Когда он выступил в Студии со своим рефератом, стало ясно, почему он держал его в тайне и уклонялся от сотрудничества с кем бы то ни было: реферат не имел ни малейшего сходства с обычными сочинениями этого рода и даже как бы издевался над ними. С начала до конца он был написан в пародийно-комическом стиле... Он написал о поэзии Блока вульгарным слогом заядлого пошляка Вовки Чучелова, физиономия которого стала впоследствии одной из любимейших масок писателя. Тогда эта маска была для нас литературной новинкой, и мы приветствовали ее от души.
(Корней Чуковский)Вот как все разъяснилось. Оказывается, это был просто розыгрыш. Зощенко решил разыграть их всех — и Полонскую, и всех студийцев, и его самого, руководителя студии. Он весело подшутил над ними, подменил тему: вместо заданного реферата о Блоке написал пародию на такой реферат. Неизвестно, с какой целью, скорее всего, просто так, чистого смеха ради, он решил поглядеть на поэзию Блока глазами человека, заведомо не способного приобщиться высоких тайн этой поэзии.
Между тем Зощенко тему не подменил.
Сочиняя свой реферат, он исходил из того, что взгляд Вовки Чучелова на поэзию Александра Блока может помочь в самой этой поэзии увидеть нечто новое и важное.
Реферат, о котором рассказывает Чуковский, не сохранился. Но я говорю о нем так уверенно, потому что основные его положения не так уж трудно себе представить. Тема этого реферата волновала Зощенко всю жизнь. На протяжении всей своей жизни он много раз упорно к ней возвращался.
В 1936 году Зощенко написал повесть «Возмездие». Совпадение этого названия с названием знаменитой поэмы Блока не было случайным.
В классической литературе было несколько излюбленных сюжетов, на которые мне чрезвычайно хотелось бы написать. И я не переставал жалеть, что не я придумал их.
Да и сейчас имеется порядочное количество таких чужих сюжетов, к которым я неспокоен.

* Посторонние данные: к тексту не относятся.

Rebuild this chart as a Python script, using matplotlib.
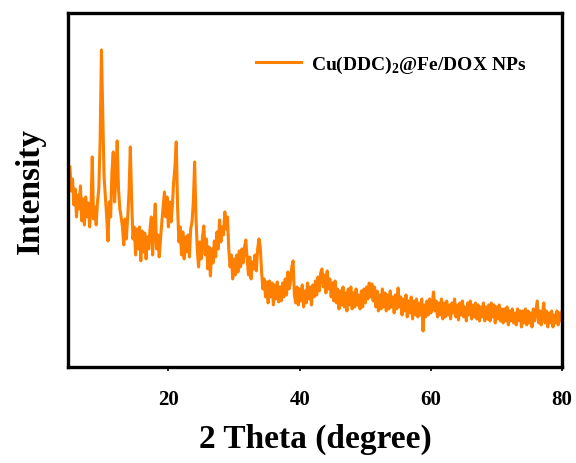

Мне бы, например, хотелось написать на тему Л. Толстого — «Сколько человеку земли нужно». Это удивительная тема, и она выполнена Толстым с колоссальной силой. Тем не менее мне хотелось бы еще раз заново и по-своему подойти к ней.
(Шестая повесть И. П. Белкина)Надо сказать, что и это свое намерение Зощенко осуществил: в «Голубой книге» есть рассказ, который почти так и называется — «Сколько человеку нужно».